1964 International Emeryville

Truck Information:
In the 1960s this 1964 International Emeryville was the cabover truck that you saw most of. They are called Emeryvilles because they were made in Emeryville, California. It was a well-priced and well-made truck. It's an assembled truck with a Cummins engine and a Fuller transmission. There were a lot of these on the road into the '70s. It does have a sleeper cab, though small. Truck designers weren't worried about providing a driver with a palace to sleep in, and they did not want the weight. Weight is very important in a truck. As drivers today know, the more the truck weighs, the less you can haul. Early sleepers were 21 to 22 inches wide. An average man is 18-19 inches from shoulder to shoulder; big men can be 24-25 inches from side to side.
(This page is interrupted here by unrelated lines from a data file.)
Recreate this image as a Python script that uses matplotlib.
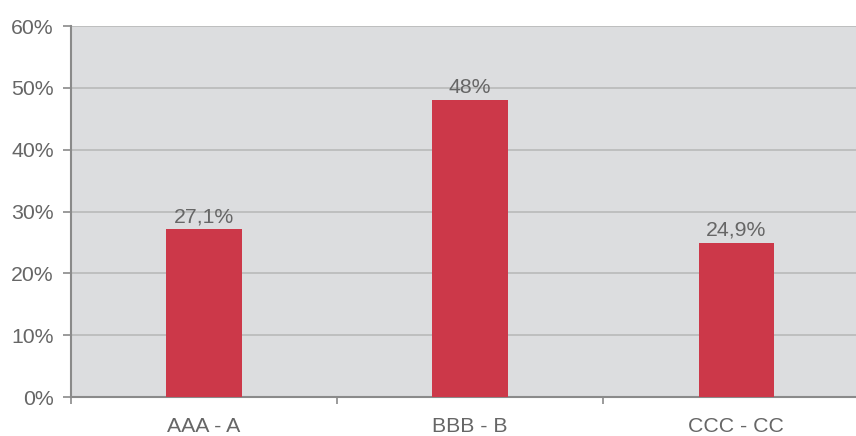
import matplotlib.pyplot as plt
import numpy as np

categories = ["AAA - A", "BBB - B", "CCC - CC"]
values = [27.1, 48.0, 24.9]
value_labels = ["27,1%", "48%", "24,9%"]
yticks = [0, 10, 20, 30, 40, 50, 60]

plt.rcParams['font.family'] = ['Liberation Sans', 'DejaVu Sans']

bg = "#dcdddf"
bar_col = "#cc3849"
txt = "#666666"
axis_col = "#8a8a8a"
fs = 15.3

fig = plt.figure(figsize=(8.56, 4.36), dpi=100)
ax = fig.add_axes([71/856, 39/436, 1 - 71/856, (397-26)/436])
ax.set_facecolor(bg)

x = np.arange(len(categories))
bars = ax.bar(x, values, width=0.283, color=bar_col, zorder=3)

for b, lab in zip(bars, value_labels):
    ax.text(b.get_x() + b.get_width()/2, b.get_height() + 0.5, lab,
            ha="center", va="bottom", fontsize=fs, color=txt, zorder=4)

ax.set_ylim(0, 60)
ax.set_xlim(-0.5, 2.45)
ax.set_yticks(yticks)
ax.set_yticklabels([f"{t}%" for t in yticks])
ax.yaxis.grid(True, color="#b9b9b9", lw=1.2, zorder=1)

# category labels centred, ticks on category boundaries
ax.set_xticks(x)
ax.set_xticklabels(categories)
ax.set_xticks([-0.5, 0.5, 1.5], minor=True)
ax.tick_params(axis="x", which="major", length=0, pad=14.5, labelsize=fs, labelcolor=txt)
ax.tick_params(axis="x", which="minor", length=5, color=axis_col, width=1.2)
ax.tick_params(axis="y", length=6, color=axis_col, width=1.2, labelsize=fs, labelcolor=txt, pad=6.5)

for s in ["top", "right"]:
    ax.spines[s].set_visible(False)
for s in ["left", "bottom"]:
    ax.spines[s].set_color(axis_col)
    ax.spines[s].set_linewidth(1.5)

fig.savefig("out.png", dpi=100)
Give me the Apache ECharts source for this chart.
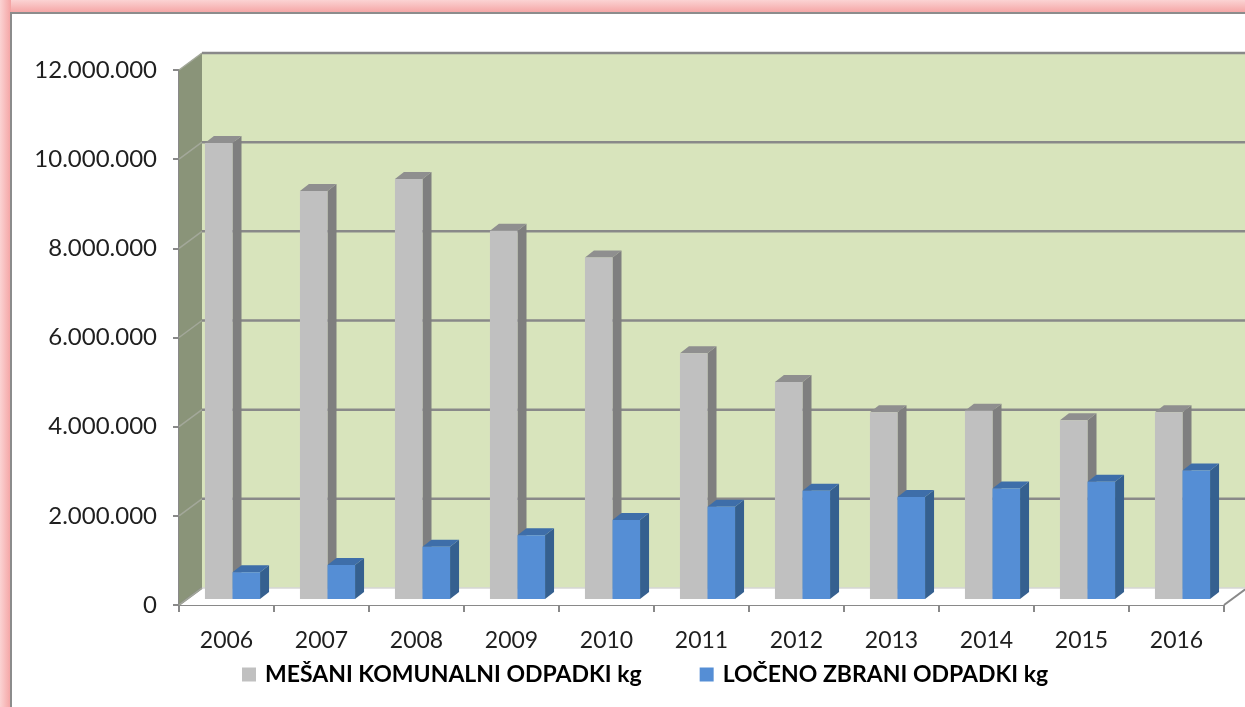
<!DOCTYPE html>
<html>
<head>
<meta charset="utf-8">
<style>
  html, body { margin: 0; padding: 0; background: #ffffff; }
  #chart { width: 1245px; height: 707px; }
</style>
<script src="https://cdn.jsdelivr.net/npm/echarts@6/dist/echarts.min.js"></script>
</head>
<body>
<div id="chart"></div>
<script>
// ---- data ----
const years = ['2006', '2007', '2008', '2009', '2010', '2011', '2012', '2013', '2014', '2015', '2016'];
const mesani = [10230000, 9150000, 9420000, 8260000, 7660000, 5510000, 4870000, 4190000, 4220000, 4010000, 4190000];
const loceno = [600000, 760000, 1170000, 1430000, 1770000, 2070000, 2430000, 2290000, 2480000, 2630000, 2880000];
const yTicks = [0, 2000000, 4000000, 6000000, 8000000, 10000000, 12000000];
const seriesNames = ['MEŠANI KOMUNALNI ODPADKI kg', 'LOČENO ZBRANI ODPADKI kg'];

// ---- style ----
const FONT = 'Lato';
const BACK_DX = 23, BACK_DY = -17;   // depth offset of back wall
const BAR_DX = 6, BAR_DY = -6;       // depth offset of bar plane
const DEP_DX = 9, DEP_DY = -7;       // bar depth
const colors = {
  gray: { front: '#c0c0c0', side: '#7f7f7f', top: '#8f8f8f' },
  blue: { front: '#558ed5', side: '#35608f', top: '#3e6ea9' }
};
const gridColor = '#898989';

function fmt(v) {
  return String(v).replace(/\B(?=(\d{3})+(?!\d))/g, '.');
}

function barRenderer(pal, side) {
  return function (params, api) {
    const i = api.value(0), v = api.value(1);
    const base = api.coord([i, 0]);
    const top = api.coord([i, v]);
    const catW = api.size([1, 0])[0];
    const w = catW * 0.29;
    const cx = base[0] + BAR_DX;
    const x0 = side < 0 ? cx - w : cx;
    const x1 = x0 + w;
    const yb = base[1] + BAR_DY;
    const yt = top[1] + BAR_DY;
    return {
      type: 'group',
      children: [
        { type: 'polygon', shape: { points: [[x1, yt], [x1 + DEP_DX, yt + DEP_DY], [x1 + DEP_DX, yb + DEP_DY], [x1, yb]] }, style: { fill: pal.side } },
        { type: 'polygon', shape: { points: [[x0, yt], [x1, yt], [x1 + DEP_DX, yt + DEP_DY], [x0 + DEP_DX, yt + DEP_DY]] }, style: { fill: pal.top } },
        { type: 'rect', shape: { x: x0, y: yt, width: w, height: yb - yt }, style: { fill: pal.front } }
      ]
    };
  };
}

const chart = echarts.init(document.getElementById('chart'), null, { renderer: 'canvas' });

const option = {
  animation: false,
  backgroundColor: '#ffffff',
  graphic: [
    { type: 'rect', z: -100, shape: { x: 0, y: 0, width: 1245, height: 13 },
      style: { fill: new echarts.graphic.LinearGradient(0, 0, 0, 1, [{ offset: 0, color: '#fbd3d3' }, { offset: 1, color: '#f4a3a3' }]) } },
    { type: 'rect', z: -100, shape: { x: 0, y: 0, width: 11, height: 707 },
      style: { fill: new echarts.graphic.LinearGradient(0, 0, 1, 0, [{ offset: 0, color: '#fbd3d3' }, { offset: 1, color: '#f4a3a3' }]) } },
    { type: 'rect', z: -99, shape: { x: 11, y: 13, width: 1240, height: 700 },
      style: { fill: '#ffffff', stroke: '#8c8c8c', lineWidth: 2 } }
  ],
  grid: { left: 179, right: 21, top: 70, bottom: 102, containLabel: false },
  legend: {
    left: 237, top: 658,
    itemWidth: 14, itemHeight: 14, itemGap: 58,
    textStyle: { fontFamily: FONT, fontWeight: 'bold', fontSize: 23, color: '#000000', padding: [0, 0, 0, 4] },
    data: [
      { name: seriesNames[0], icon: 'rect', itemStyle: { color: colors.gray.front } },
      { name: seriesNames[1], icon: 'rect', itemStyle: { color: colors.blue.front } }
    ]
  },
  xAxis: {
    type: 'category',
    data: years,
    boundaryGap: true,
    axisLine: { show: true, lineStyle: { color: gridColor, width: 2 } },
    axisTick: { show: true, interval: 0, length: 7, lineStyle: { color: gridColor, width: 2 } },
    axisLabel: { fontFamily: FONT, fontSize: 23, color: '#1f1f1f', margin: 24, interval: 0 },
    splitLine: { show: false }
  },
  yAxis: {
    type: 'value',
    min: 0, max: 12000000, interval: 2000000,
    axisLine: { show: true, lineStyle: { color: gridColor, width: 2 } },
    axisTick: { show: true, length: 6, lineStyle: { color: gridColor, width: 2 } },
    axisLabel: { fontFamily: FONT, fontSize: 24, color: '#1f1f1f', margin: 22, formatter: fmt },
    splitLine: { show: false }
  },
  series: [
    {
      // walls and floor
      type: 'custom', name: 'walls', silent: true, z: 1,
      data: [[0, 0]],
      renderItem: function (params, api) {
        const cs = params.coordSys;
        const L = cs.x, R = cs.x + cs.width, T = cs.y, B = cs.y + cs.height;
        return {
          type: 'group',
          children: [
            { type: 'polygon', shape: { points: [[L, B], [L, T], [L + BACK_DX, T + BACK_DY], [L + BACK_DX, B + BACK_DY]] }, style: { fill: '#8a9479' } },
            { type: 'rect', shape: { x: L + BACK_DX, y: T + BACK_DY, width: R - L + 10, height: B - T }, style: { fill: '#d8e4bc' } },
            { type: 'polygon', shape: { points: [[L, B], [R, B], [R + BACK_DX, B + BACK_DY], [L + BACK_DX, B + BACK_DY]] }, style: { fill: '#ffffff' } },
            { type: 'line', shape: { x1: L, y1: B, x2: L + BACK_DX, y2: B + BACK_DY }, style: { stroke: gridColor, lineWidth: 2 } },
            { type: 'line', shape: { x1: R, y1: B, x2: R + BACK_DX, y2: B + BACK_DY }, style: { stroke: gridColor, lineWidth: 2 } },
            { type: 'line', shape: { x1: L + BACK_DX, y1: B + BACK_DY, x2: R + BACK_DX + 10, y2: B + BACK_DY }, style: { stroke: '#d6d6d6', lineWidth: 1.5 } }
          ]
        };
      }
    },
    {
      // gridlines on side and back walls
      type: 'custom', name: 'gridlines', silent: true, z: 1,
      data: yTicks.map(function (t) { return [0, t]; }),
      encode: { x: 0, y: 1 },
      renderItem: function (params, api) {
        const cs = params.coordSys;
        const L = cs.x, R = cs.x + cs.width;
        const y = api.coord([0, api.value(1)])[1];
        const children = [
          { type: 'line', shape: { x1: L, y1: y, x2: L + BACK_DX, y2: y + BACK_DY }, style: { stroke: '#a3a89a', lineWidth: 1.5 } }
        ];
        if (api.value(1) > 0) {
          children.push({ type: 'line', shape: { x1: L + BACK_DX, y1: y + BACK_DY, x2: R + BACK_DX + 10, y2: y + BACK_DY }, style: { stroke: gridColor, lineWidth: 2.5 } });
        }
        return { type: 'group', children: children };
      }
    },
    {
      type: 'custom', name: seriesNames[0], z: 3,
      itemStyle: { color: colors.gray.front },
      data: mesani.map(function (v, i) { return [i, v]; }),
      encode: { x: 0, y: 1 },
      renderItem: barRenderer(colors.gray, -1)
    },
    {
      type: 'custom', name: seriesNames[1], z: 4,
      itemStyle: { color: colors.blue.front },
      data: loceno.map(function (v, i) { return [i, v]; }),
      encode: { x: 0, y: 1 },
      renderItem: barRenderer(colors.blue, 1)
    }
  ]
};

chart.setOption(option);
</script>
</body>
</html>
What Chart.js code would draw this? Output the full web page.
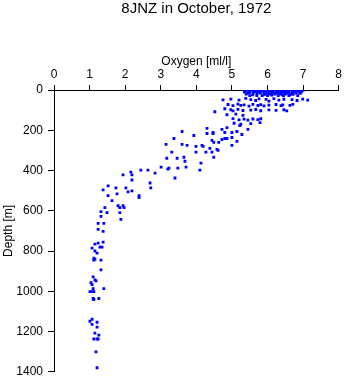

A lot of men would have been sleeping with their shoulders scrunched together or at least with no room for their arms to rest on the side of their bodies, so they slept with their arms crossed, making it a lot like a coffin. Sleeper sizes have grown to keep up with the size of people; now they are 36-48 inches wide and in some cases wide enough for a double bed. In the early years there wasn't much thought about driver comfort.